“Si hubiera tenido más tiempo hubiera escrito una carta más corta», es una frase atribuida a Marco Tulio Cicerón. Más allá de las autorías es una frase reveladora. En la brevedad se anida también la excelencia. La novela de Idangel Betancorut, 61 postales sobre el viento (Puerta roja ediciones), participa de aquello que la crítica literaria del siglo XX designó con el nombre de nouvelle o novela corta. Participa y la sobrepasa, la penetra, perfora, la rebasa; le injerta la poesía y el teatro y hace de la narrativa el primer frankenstein que puede presumir de belleza y simetría.
Es la novela corta de un pueblo largo de fe; fe, que al igual que el viento, viene desde mucho tiempo atrás a la espera del milagro que la estire.

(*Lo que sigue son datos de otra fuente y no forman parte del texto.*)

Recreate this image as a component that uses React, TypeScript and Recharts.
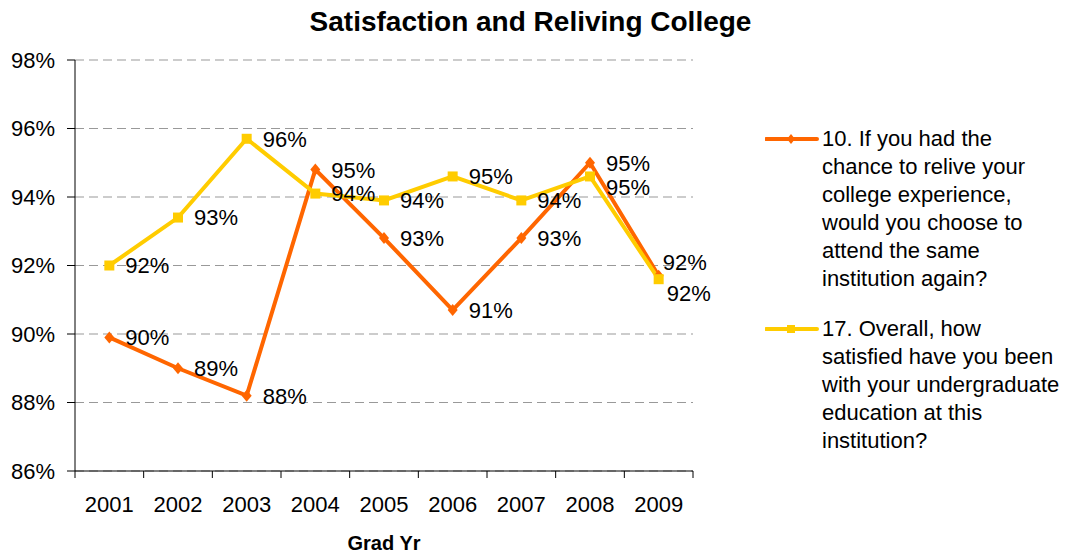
import React from 'react';
import { LineChart, Line, XAxis, YAxis, CartesianGrid, LabelList, Label } from 'recharts';

const years = ['2001', '2002', '2003', '2004', '2005', '2006', '2007', '2008', '2009'];
const relive = [89.9, 89.0, 88.2, 94.8, 92.8, 90.7, 92.8, 95.0, 91.7];
const satisfied = [92.0, 93.4, 95.7, 94.1, 93.9, 94.6, 93.9, 94.6, 91.6];
const yTicks = [86, 88, 90, 92, 94, 96, 98];

const reliveName =
  '10. If you had the\nchance to relive your\ncollege experience,\nwould you choose to\nattend the same\ninstitution again?';
const satisfiedName =
  '17. Overall, how\nsatisfied have you been\nwith your undergraduate\neducation at this\ninstitution?';

const data = years.map((year, i) => ({ year, relive: relive[i], satisfied: satisfied[i] }));

const ORANGE = '#FF6600';
const YELLOW = '#FFCC00';
const FONT = '"Liberation Sans", Arial, sans-serif';
const TICK_GAP = 25;

// hand-moved labels, as in the original sheet
const labelNudge: Record<string, [number, number]> = {
  'satisfied-7': [0, 11],
  'relive-8': [-12, -14],
  'satisfied-8': [-8, 14],
};

const makeLabel = (series: string) => (props: any) => {
  const { x, y, value, index } = props;
  const [dx, dy] = labelNudge[`${series}-${index}`] || [0, 0];
  return (
    <text x={x + 16 + dx} y={y + dy} dy="0.36em" fontSize={22} fill="#000">
      {`${Math.round(value)}%`}
    </text>
  );
};

// year label plus the Excel-style tick marks between categories
const YearTick = (props: any) => {
  const { x, y, payload, index, width, visibleTicksCount } = props;
  const count = visibleTicksCount || years.length;
  const half = (width || 618) / count / 2;
  const axisY = y - TICK_GAP;
  return (
    <g>
      <line x1={x - half} y1={axisY} x2={x - half} y2={axisY + 7} stroke="#000" />
      {index === count - 1 && <line x1={x + half} y1={axisY} x2={x + half} y2={axisY + 7} stroke="#000" />}
      <text x={x} y={y} dy="0.71em" textAnchor="middle" fontSize={22} fill="#000">
        {payload.value}
      </text>
    </g>
  );
};

const Diamond = ({ cx, cy }: any) => (
  <polygon
    points={`${cx},${cy - 6} ${cx + 5},${cy} ${cx},${cy + 6} ${cx - 5},${cy}`}
    fill={ORANGE}
  />
);

const Square = ({ cx, cy }: any) => <rect x={cx - 5} y={cy - 5} width={10} height={10} fill={YELLOW} />;

const LegendItem = ({ top, color, square, text }: any) => (
  <div style={{ position: 'absolute', left: 765, top, width: 304 }}>
    <svg width={54} height={28} style={{ position: 'absolute', left: 0, top: 0 }}>
      <line x1={1} y1={14} x2={52} y2={14} stroke={color} strokeWidth={4} strokeLinecap="round" />
      {square ? (
        <rect x={22} y={10} width={8} height={8} fill={color} />
      ) : (
        <polygon points="26,9 30,14 26,19 22,14" fill={color} />
      )}
    </svg>
    <div style={{ marginLeft: 57, fontSize: 22, lineHeight: '28px', whiteSpace: 'pre-line', color: '#000' }}>
      {text}
    </div>
  </div>
);

export default function App() {
  return (
    <div
      style={{
        position: 'absolute',
        left: 0,
        top: 0,
        width: 1069,
        height: 554,
        background: '#fff',
        fontFamily: FONT,
      }}
    >
      <div
        style={{
          position: 'absolute',
          left: 0,
          top: 6,
          width: 1061,
          textAlign: 'center',
          fontSize: 28,
          fontWeight: 'bold',
          lineHeight: '32px',
        }}
      >
        Satisfaction and Reliving College
      </div>

      <LineChart
        width={1069}
        height={554}
        data={data}
        margin={{ top: 60, right: 376, bottom: 0, left: 0 }}
      >
        <CartesianGrid vertical={false} stroke="#999" strokeDasharray="9 5" />
        <XAxis
          dataKey="year"
          scale="band"
          interval={0}
          axisLine={{ stroke: '#000' }}
          tickLine={false}
          tickSize={0}
          tickMargin={TICK_GAP}
          tick={<YearTick />}
          height={83}
        >
          <Label
            value="Grad Yr"
            position="insideBottom"
            offset={4}
            style={{ fontSize: 20, fontWeight: 'bold', fill: '#000' }}
          />
        </XAxis>
        <YAxis
          domain={[86, 98]}
          ticks={yTicks}
          width={75}
          axisLine={{ stroke: '#000' }}
          tickLine={{ stroke: '#000' }}
          tickSize={8}
          tickMargin={12}
          tick={{ fill: '#000', fontSize: 22 }}
          tickFormatter={(v) => `${v}%`}
        />
        <Line
          dataKey="relive"
          name="relive"
          stroke={ORANGE}
          strokeWidth={4}
          dot={(p: any) => <Diamond key={`d${p.index}`} {...p} />}
          isAnimationActive={false}
        >
          <LabelList dataKey="relive" content={makeLabel('relive')} />
        </Line>
        <Line
          dataKey="satisfied"
          name="satisfied"
          stroke={YELLOW}
          strokeWidth={4}
          dot={(p: any) => <Square key={`s${p.index}`} {...p} />}
          isAnimationActive={false}
        >
          <LabelList dataKey="satisfied" content={makeLabel('satisfied')} />
        </Line>
      </LineChart>

      <LegendItem top={125} color={ORANGE} text={reliveName} />
      <LegendItem top={315} color={YELLOW} square text={satisfiedName} />
    </div>
  );
}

Un árbol de naranjas crece en las puertas de la catedral e impide visitar a la virgen. Un niño roba una naranja y es asesinado a golpes. María , la mujer que es una y todas para siempre, resume la tragedia que implica poner un significado a los milagros. María la virgen no visitada atrás de los portales; María Tibia, la vendedora ambulante que descubre la imagen de la virgen e inaugura un pueblo que camina sin hostias; María Soledad, la adolescente violada y asesinada sobre cuya lápida no crece ni crecerá jamás ningún árbol de naranjas. María, el nombre jamás dicho de una ciudad del norte que comanda la necesidad vital de asignar al futuro toda la potencia de un recuerdo de ofrendas y rezos con el nombre renovado de la fe.
“Los azahares han vuelto, pero el recuerdo es nuevo”, dice el Premilenial, personaje no menor de esta historia. Los azahares necesitan de un viento que es tan catamarqueño como la virgen. El milagro, como los azahares, exige el soplido de la fe, que no es otra cosa que esperar que suceda afuera lo que ya sucedió adentro, y eso se lleva como un hogar para siempre. “La fe la ponemos la gente del pueblo, quenó”, dice María Tibia, mientras postula el cuerpecito del niño asesinado a golpes para subir la cumbre del sacrificio por donde no bajará ningún milagro y ese es, quizás, el milagro mayor.
Hay una historia que se construye como una sátira la cual, no obstante, no renuncia al instinto artístico de pintar la humanidad de un pueblo que hace lo que puede con lo que cree. Una feligresía que espera la melodía peregrina pero necesariamente incompleta de sus rezos.
Parafraseando a Pizarnik, uno podría afirmar: cada rezo dice lo que dice/ y además más/ y otra cosa. Dice la vida del pueblo y sus pecados, su estadio hundido y sus castigos, sus vírgenes y sus ofrendas. Cada rezo canta un viento caliente que lleva mucho y no trae nada, pero promete el zumbido extraordinario de la sanación.
"Selfie o no ser, esa es la cuestión", afirma un personaje, y más que un hombre solo que mira en su imagen replicada en un celular la senda de una felicidad impostada, encontramos la fantasía de un pueblo espejado en la fotografía de su fe, la sombra incontenible de un cerro en forma de virgen, de vida, de calvario que ofrenda en sus estaciones el milagro de salvar al hijo condenado, a la madre que sobrevive. Una historia que nos revela que quizás la selfie de un milagro sea la imagen detenida del viento.
Sobre el final de la novela hay un diálogo que exige presencia, un diálogo de teatro, no de novela. Un diálogo que espera el alba como se espera a Godot. Transcribo sólo fragmentos:
Extranjero: La única forma de que el amor venza es yéndose.
Premilenial: Yo insisto en la mujer, vos en el movimiento.
Extranjero: No creas, estoy quieto en la insistencia del camino.
Y en el remate:
Extranjero: ¿Y mañana, cuando no podamos hablar?
Premilenial: Volverá el perfume de los naranjos. Otra vez la luz dormirá sobre el río para despertar el viento de los andes.
Extranjero: ¿No te parece agotador tener que volver siempre al mañana?
La novela de Idangel Betancourt es la gran aparición de la narrativa del norte grande. Es la obra de un poeta y dramaturgo que se propone, como postulaba Silviano Santiago, "la destrucción de toda unidad de pureza". Una narrativa que postula zonas fronterizas donde el lenguaje de lo extremo se vuelve imprescindible para habitar el libro desde una lectura nómada, lectura que visite cada postal y beba del viento toda la poesía y el drama al fondo de la prosa.
61 postales sobre el viento es la novela de un pueblo que actúa diariamente el hecho portentoso de esperar.
¿Qué cosa se espera? El futuro quizás, aquello que en palabras de un personaje "volverá para dejarnos morir".